If an employee earns $30 per hour and receives $45 for an overtime hour, only $15 qualifies. The rest remains fully taxable. This is a deduction, not an exclusion, so the income still flows through gross income before the benefit shows up below the line. Congress capped the deduction at $12,500 per return, or $25,000 for married couples filing jointly. It begins phasing out at $150,000 of modified adjusted gross income for single filers and $300,000 for joint filers. The target audience is obvious.

Who qualifies for the deduction?

Eligibility lives and dies with the Fair Labor Standards Act.

To qualify, the worker must be covered by the FLSA and not exempt from its overtime rules.
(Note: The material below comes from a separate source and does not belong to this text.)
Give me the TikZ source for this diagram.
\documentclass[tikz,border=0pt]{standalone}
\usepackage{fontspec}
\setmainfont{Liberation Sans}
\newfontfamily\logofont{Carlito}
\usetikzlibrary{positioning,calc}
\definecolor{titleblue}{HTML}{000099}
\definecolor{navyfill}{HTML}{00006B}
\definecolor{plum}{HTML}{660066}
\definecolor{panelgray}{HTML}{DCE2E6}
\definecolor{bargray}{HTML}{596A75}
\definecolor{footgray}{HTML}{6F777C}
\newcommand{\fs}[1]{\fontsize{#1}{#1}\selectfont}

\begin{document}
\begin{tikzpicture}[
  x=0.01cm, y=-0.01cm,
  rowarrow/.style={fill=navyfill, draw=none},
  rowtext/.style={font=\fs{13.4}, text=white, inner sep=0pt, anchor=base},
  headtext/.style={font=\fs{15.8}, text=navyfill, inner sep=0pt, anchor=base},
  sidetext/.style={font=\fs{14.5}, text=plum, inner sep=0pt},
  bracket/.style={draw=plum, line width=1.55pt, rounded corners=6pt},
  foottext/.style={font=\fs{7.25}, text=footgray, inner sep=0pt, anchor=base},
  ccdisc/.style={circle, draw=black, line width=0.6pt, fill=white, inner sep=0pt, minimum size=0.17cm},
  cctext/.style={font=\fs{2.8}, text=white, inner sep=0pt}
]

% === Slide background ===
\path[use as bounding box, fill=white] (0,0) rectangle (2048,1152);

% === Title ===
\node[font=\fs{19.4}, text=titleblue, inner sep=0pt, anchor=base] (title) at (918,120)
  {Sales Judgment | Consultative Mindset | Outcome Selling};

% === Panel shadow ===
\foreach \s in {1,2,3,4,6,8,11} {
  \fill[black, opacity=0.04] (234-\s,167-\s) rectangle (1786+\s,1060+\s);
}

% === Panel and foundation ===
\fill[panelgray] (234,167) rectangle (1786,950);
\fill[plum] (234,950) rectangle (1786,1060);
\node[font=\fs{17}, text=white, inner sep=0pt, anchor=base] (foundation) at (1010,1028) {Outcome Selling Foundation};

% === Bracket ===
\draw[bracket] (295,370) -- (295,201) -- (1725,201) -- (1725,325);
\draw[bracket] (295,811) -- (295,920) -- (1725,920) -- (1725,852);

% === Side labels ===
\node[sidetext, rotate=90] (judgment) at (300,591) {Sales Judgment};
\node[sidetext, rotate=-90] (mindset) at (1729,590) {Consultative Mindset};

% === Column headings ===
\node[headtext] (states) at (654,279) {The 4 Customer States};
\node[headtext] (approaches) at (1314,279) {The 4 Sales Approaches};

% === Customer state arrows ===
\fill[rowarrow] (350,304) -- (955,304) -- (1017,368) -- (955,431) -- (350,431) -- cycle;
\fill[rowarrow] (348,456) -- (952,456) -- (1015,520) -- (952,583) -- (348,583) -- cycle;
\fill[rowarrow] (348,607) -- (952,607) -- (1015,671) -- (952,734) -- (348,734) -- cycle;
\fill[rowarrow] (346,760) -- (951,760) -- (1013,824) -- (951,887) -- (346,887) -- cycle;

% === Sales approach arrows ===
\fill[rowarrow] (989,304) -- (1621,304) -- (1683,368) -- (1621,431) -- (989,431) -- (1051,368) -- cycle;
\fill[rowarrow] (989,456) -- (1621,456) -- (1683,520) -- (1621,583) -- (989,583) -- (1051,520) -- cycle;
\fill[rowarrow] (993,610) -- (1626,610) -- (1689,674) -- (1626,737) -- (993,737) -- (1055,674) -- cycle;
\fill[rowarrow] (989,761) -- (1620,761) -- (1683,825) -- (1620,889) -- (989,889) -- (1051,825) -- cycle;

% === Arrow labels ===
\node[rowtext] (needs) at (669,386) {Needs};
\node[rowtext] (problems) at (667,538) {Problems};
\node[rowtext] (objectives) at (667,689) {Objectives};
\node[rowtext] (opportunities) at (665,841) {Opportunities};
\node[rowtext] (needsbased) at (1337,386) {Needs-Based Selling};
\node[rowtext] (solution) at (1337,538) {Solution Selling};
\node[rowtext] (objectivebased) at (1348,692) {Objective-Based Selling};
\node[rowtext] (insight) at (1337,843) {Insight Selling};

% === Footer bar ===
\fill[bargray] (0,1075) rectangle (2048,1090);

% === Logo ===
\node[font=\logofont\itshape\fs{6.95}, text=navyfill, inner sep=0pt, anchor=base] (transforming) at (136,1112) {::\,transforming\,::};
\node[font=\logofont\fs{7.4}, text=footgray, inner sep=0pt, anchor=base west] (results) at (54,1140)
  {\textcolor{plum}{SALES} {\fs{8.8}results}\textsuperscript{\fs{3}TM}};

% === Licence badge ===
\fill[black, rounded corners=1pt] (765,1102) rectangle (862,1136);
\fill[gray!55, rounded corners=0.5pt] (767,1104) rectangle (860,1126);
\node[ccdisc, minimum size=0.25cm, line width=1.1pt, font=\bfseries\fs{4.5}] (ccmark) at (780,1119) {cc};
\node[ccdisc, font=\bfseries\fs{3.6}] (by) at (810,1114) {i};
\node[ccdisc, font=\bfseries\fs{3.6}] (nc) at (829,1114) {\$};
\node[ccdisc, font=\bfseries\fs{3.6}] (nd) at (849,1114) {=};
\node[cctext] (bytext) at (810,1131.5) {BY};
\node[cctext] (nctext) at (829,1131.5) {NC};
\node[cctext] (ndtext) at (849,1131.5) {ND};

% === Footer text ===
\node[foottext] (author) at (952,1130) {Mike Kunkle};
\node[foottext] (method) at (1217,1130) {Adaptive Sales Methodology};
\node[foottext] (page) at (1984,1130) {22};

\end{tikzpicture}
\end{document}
That immediately removes a large group of professionals from the conversation. Executives, administrators, professionals, certain computer employees, and outside sales employees are all exempt. Yes, that includes CPAs. Independent contractors do not qualify. Many agricultural and seasonal workers do not qualify. Being paid extra for long hours does not matter if the law does not require it. Most hourly employees remain covered, especially those in retail, warehousing, manufacturing, construction, clerical, and administrative roles. Many federal and state government employees also qualify, which simplifies things slightly.
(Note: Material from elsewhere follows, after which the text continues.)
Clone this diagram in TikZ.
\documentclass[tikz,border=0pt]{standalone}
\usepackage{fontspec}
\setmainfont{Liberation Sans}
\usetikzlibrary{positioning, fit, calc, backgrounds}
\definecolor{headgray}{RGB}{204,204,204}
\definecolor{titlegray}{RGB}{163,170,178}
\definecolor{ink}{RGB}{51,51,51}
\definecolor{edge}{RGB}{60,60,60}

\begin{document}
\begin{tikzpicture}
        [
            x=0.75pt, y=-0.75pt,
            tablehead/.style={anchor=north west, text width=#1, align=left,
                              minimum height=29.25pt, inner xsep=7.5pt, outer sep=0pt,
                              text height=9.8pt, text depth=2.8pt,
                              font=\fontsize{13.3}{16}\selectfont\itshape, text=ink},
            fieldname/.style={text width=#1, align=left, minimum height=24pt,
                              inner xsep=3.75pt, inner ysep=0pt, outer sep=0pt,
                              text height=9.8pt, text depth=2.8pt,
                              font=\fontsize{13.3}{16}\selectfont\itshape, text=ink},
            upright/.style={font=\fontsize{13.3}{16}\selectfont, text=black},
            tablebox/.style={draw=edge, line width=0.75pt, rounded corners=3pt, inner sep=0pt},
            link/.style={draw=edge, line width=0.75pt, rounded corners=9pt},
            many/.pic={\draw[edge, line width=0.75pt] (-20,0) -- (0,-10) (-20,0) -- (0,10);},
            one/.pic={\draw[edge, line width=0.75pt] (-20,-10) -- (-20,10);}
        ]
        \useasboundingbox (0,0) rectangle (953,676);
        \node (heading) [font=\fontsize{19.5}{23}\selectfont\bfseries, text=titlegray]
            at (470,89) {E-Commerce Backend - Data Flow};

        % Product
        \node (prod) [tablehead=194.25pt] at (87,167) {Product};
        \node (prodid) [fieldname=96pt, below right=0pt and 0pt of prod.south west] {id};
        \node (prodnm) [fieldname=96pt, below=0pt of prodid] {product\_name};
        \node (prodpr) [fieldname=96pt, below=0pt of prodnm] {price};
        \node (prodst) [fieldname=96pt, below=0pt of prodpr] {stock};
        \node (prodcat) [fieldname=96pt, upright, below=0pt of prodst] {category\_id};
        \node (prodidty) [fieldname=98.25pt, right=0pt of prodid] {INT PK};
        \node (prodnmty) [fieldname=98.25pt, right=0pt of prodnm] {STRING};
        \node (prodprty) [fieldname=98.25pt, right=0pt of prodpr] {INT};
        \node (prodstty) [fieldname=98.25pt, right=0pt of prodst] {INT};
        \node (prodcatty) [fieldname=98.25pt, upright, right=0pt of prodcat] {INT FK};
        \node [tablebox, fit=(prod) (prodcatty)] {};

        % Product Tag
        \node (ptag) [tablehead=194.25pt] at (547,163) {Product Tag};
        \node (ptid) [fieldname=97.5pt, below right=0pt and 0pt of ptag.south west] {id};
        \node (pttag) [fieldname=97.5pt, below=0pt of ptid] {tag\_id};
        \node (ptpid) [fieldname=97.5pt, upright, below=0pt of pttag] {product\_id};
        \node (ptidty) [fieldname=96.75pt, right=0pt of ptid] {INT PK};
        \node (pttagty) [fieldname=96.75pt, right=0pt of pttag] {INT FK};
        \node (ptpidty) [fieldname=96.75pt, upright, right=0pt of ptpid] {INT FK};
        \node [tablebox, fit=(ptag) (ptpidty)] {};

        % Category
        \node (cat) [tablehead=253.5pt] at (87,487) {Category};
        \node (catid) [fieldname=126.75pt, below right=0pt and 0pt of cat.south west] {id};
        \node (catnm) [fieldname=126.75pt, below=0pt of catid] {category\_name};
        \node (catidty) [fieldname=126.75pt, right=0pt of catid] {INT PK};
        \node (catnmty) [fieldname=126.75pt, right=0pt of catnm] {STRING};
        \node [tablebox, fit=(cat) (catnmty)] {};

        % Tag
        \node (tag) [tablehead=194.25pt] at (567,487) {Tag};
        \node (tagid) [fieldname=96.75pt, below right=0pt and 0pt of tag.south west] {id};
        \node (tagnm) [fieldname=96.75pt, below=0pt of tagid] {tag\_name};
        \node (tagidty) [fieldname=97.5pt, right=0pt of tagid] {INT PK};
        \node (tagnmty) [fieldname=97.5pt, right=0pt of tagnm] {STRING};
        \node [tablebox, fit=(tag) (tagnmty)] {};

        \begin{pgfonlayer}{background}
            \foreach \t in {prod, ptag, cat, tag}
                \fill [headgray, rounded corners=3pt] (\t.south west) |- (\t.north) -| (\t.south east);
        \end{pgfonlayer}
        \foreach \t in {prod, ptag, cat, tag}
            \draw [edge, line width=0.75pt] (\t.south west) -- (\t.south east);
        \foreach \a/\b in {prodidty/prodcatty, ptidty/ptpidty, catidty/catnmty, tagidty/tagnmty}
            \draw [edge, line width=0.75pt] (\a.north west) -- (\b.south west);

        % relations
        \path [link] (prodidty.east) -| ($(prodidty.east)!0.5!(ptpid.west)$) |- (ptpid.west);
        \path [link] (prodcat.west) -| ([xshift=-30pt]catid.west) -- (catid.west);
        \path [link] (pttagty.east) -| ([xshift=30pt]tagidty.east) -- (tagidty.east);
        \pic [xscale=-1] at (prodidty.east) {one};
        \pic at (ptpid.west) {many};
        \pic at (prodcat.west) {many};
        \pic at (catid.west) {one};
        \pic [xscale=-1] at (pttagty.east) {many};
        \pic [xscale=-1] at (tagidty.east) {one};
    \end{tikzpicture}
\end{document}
Why does FLSA status matter?

Because state law and employer generosity do not control this deduction.

California may require overtime after eight hours in a day. Some employers pay double time on weekends. Others count PTO toward weekly hours. None of that expands the deduction unless the overtime is required under federal FLSA rules. Payroll providers have already flagged the issue. Many employers pay overtime in ways that exceed federal requirements, which creates a split calculation. One number for total overtime paid. Another for overtime that qualifies for the deduction. The IRS has been clear. Federal law sets the boundary. Everything else is noise.

How is overtime reported in 2025?

This is where the wheels can wobble.

For tax year 2025, employers are not required to separately report qualified overtime compensation on Forms W-2 or 1099. The IRS chose penalty relief over redesigning forms ahead of tax season. That means taxpayers must reconstruct the deductible amount using pay stubs, payroll portals, or employer-provided documentation. The IRS allows reasonable methods, but that phrase invites scrutiny if numbers drift. The deduction is calculated on a new Schedule 1-A and eventually flows to Form 1040, line 13b. It sits alongside deductions for tips, car loan interest, and the enhanced deduction for seniors. Taxpayers do not need to itemize to claim it. Beginning in 2026, the IRS plans to require separate reporting of qualified overtime on W-2 and 1099 forms. Until then, expect confusion.

What firms should watch this Tax Season?

Expectation management is the real work here.

Clients will hear “overtime deduction” and assume a big payoff. In reality, the benefit is capped, phased out, limited to federal overtime rules, and dependent on documentation that many employers are not providing clearly. The smartest move is triage. Confirm FLSA eligibility first. If the client is exempt, stop there. If not, isolate the federal overtime premium only, not state enhancements or employer bonuses. There is also a withholding gap. Because payroll withholding did not change, some taxpayers may feel disappointed when the deduction does not move the needle the way they expected. That is not a math issue. That is a communication issue.

The IRS issued Fact Sheet 2026-01 just days before tax season for a reason. It also granted penalty relief for taxpayers who rely on the FAQs in good faith. While that guidance lacks precedential weight, it gives preparers a defensible position if they follow it carefully.

The Bottom Line

This deduction is real, narrow, and easy to misuse. The IRS did not bend the rules, expand eligibility, or simplify reporting. It handed professionals a ruler, a calculator, and a short runway. The firms that stay disciplined will do fine. Verify eligibility early. Document calculations. Set expectations before returns go out the door. Tax season already has enough chaos. This is one area where sticking to the federal math keeps everyone out of trouble.